Divers found that aquatic reserves with only partial protection were no better than unprotected areas in terms of both the number of different fish species present and the number of fish 25 centimetres in length or longer.
On the other hand, fully protected no-take zones such as the reserve at Cabbage Tree Bay in Manly had a much greater abundance and diversity of large fish.
“This new data suggests that to increase fish species richness and size, more fully-protected aquatic reserves should be trialled in the area,” said UNSW Professor Emma Johnston, Director of the Sydney Harbour Research Program.
The survey was carried out in March this year by 12 volunteers including several marine scientists, and was sponsored by Sydney Institute of Marine Science (SIMS) and managed by the Underwater Research Group of NSW.
The divers completed more than 40 surveys across 25 sites in the Sydney region using the Eureka Prize winning Reef Life Survey method.
“The survey confirmed that the Sydney region has incredibly high fish biodiversity. Almost 600 species of fish have been recorded from Sydney Harbour alone, which is more than for the whole UK coastline,” said Professor Johnston
Two separate analyses of the survey results by SIMS and by the Coastal and Marine Ecosystems Group at the University of Sydney (CMEG) found interesting trends in the data.
CMEG looked at the difference in overall fish diversity and abundance of targeted fish across fully protected, partially protected and unprotected areas in the nearshore waters of the Hawkesbury shelf bioregion.
“It’s not only large fish that are affected by fishing. Fully protected reserves had 50 per cent more species than partially or unprotected sites,” said Dr Renata Ferrari of the University of Sydney.
“The difference was striking when we looked at the abundance of fish targeted by fishers. We found twice as many inside fully protected areas as compared to both partially and unprotected sites, especially for species like yellow-tail scad, luderick and red morwong.
“Interestingly, the number and size of blue gropers, a species partially protected regardless of where it is found, was not different across levels of protection, suggesting that directly protecting a species can also be effective,” she said.
Professor Johnston, of the UNSW School of Biological, Earth and Environmental Science, said: “The only reserve near Sydney that has full protection from all forms of fishing had seven times the abundance of large fish and three times the number of large fish species compared to unprotected or partially protected areas.

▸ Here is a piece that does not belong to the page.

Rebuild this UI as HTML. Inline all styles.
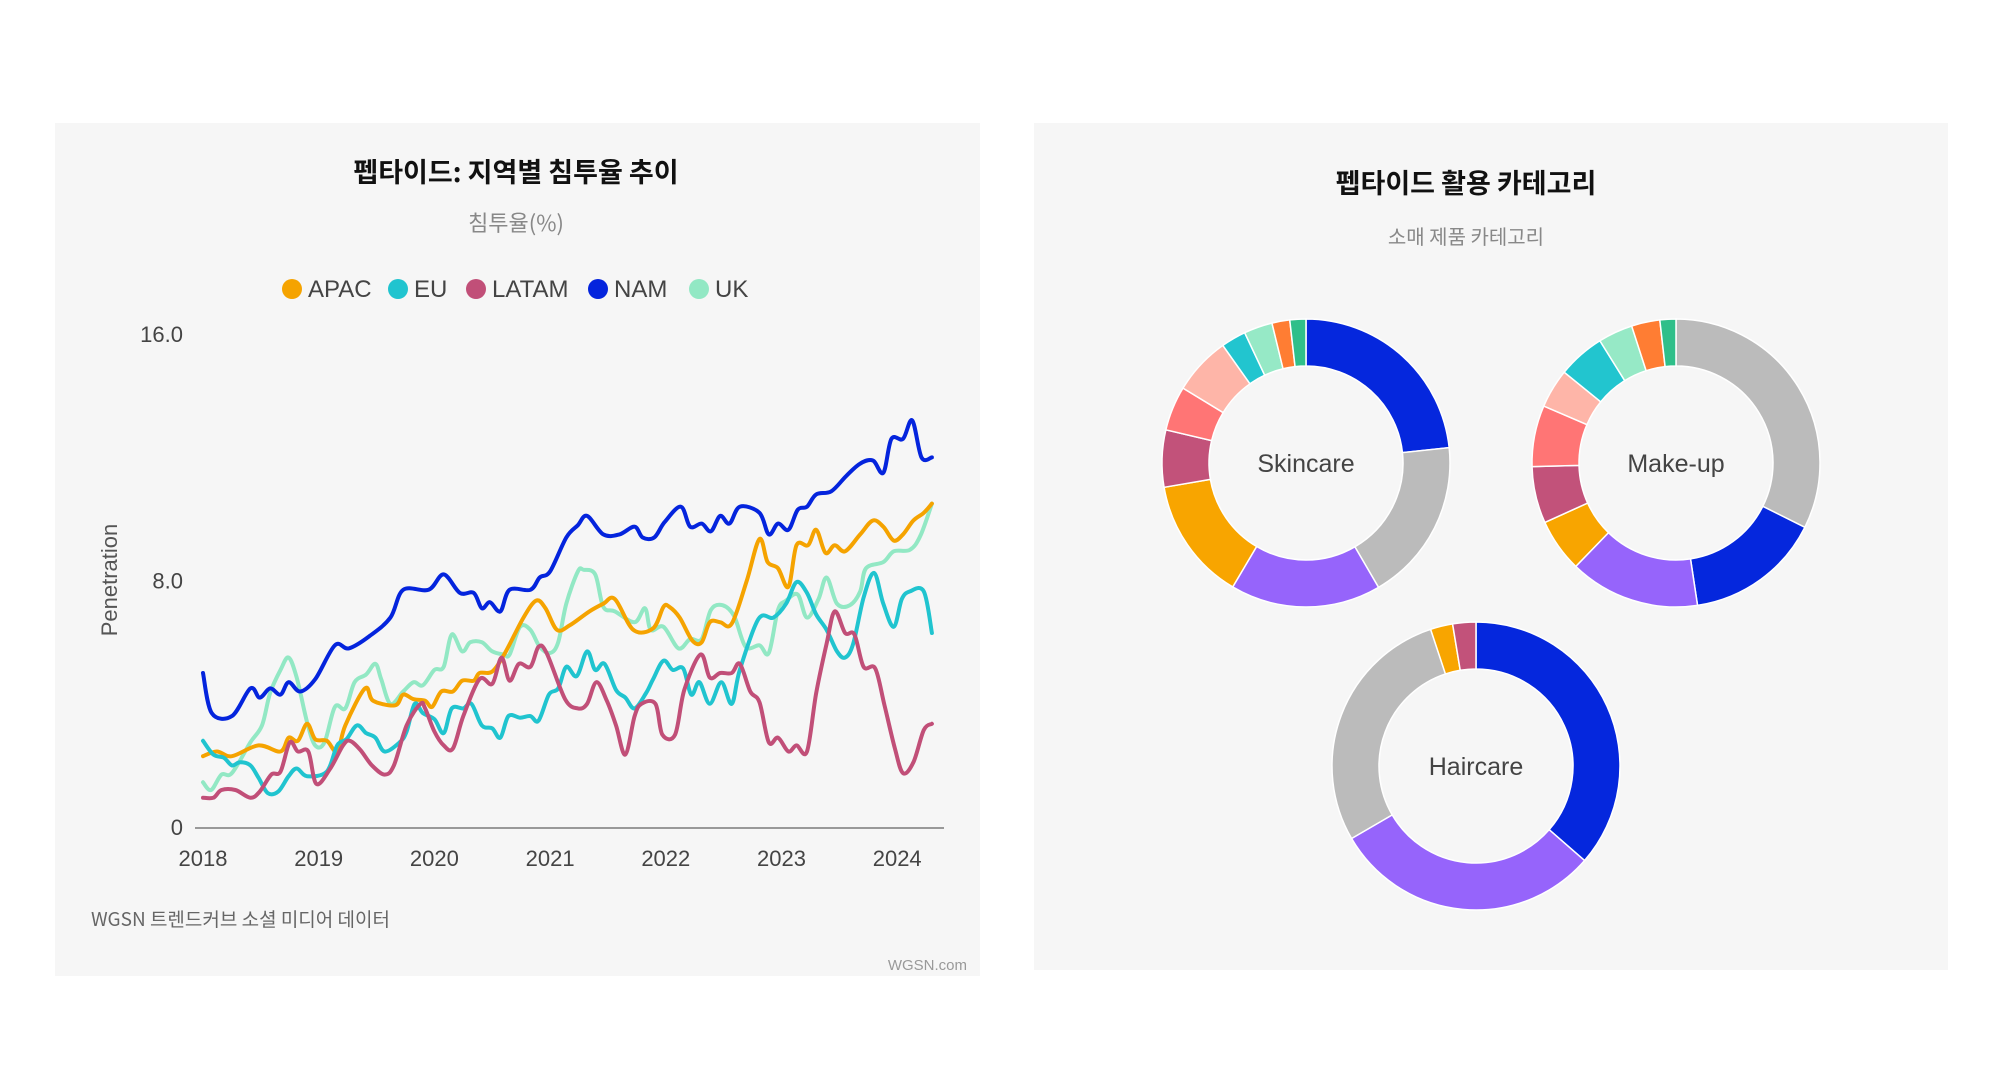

“Large fish are great to look at but they are also important for ecosystem health. With so few fully-protected areas it is difficult to draw strong conclusions for the Sydney region, but global assessments have found that no-take sanctuary zones are an effective method of increasing the abundance of large fish.
“This new data suggests that to increase fish species richness and size, more fully-protected aquatic reserves should be trialled in the area,” she said.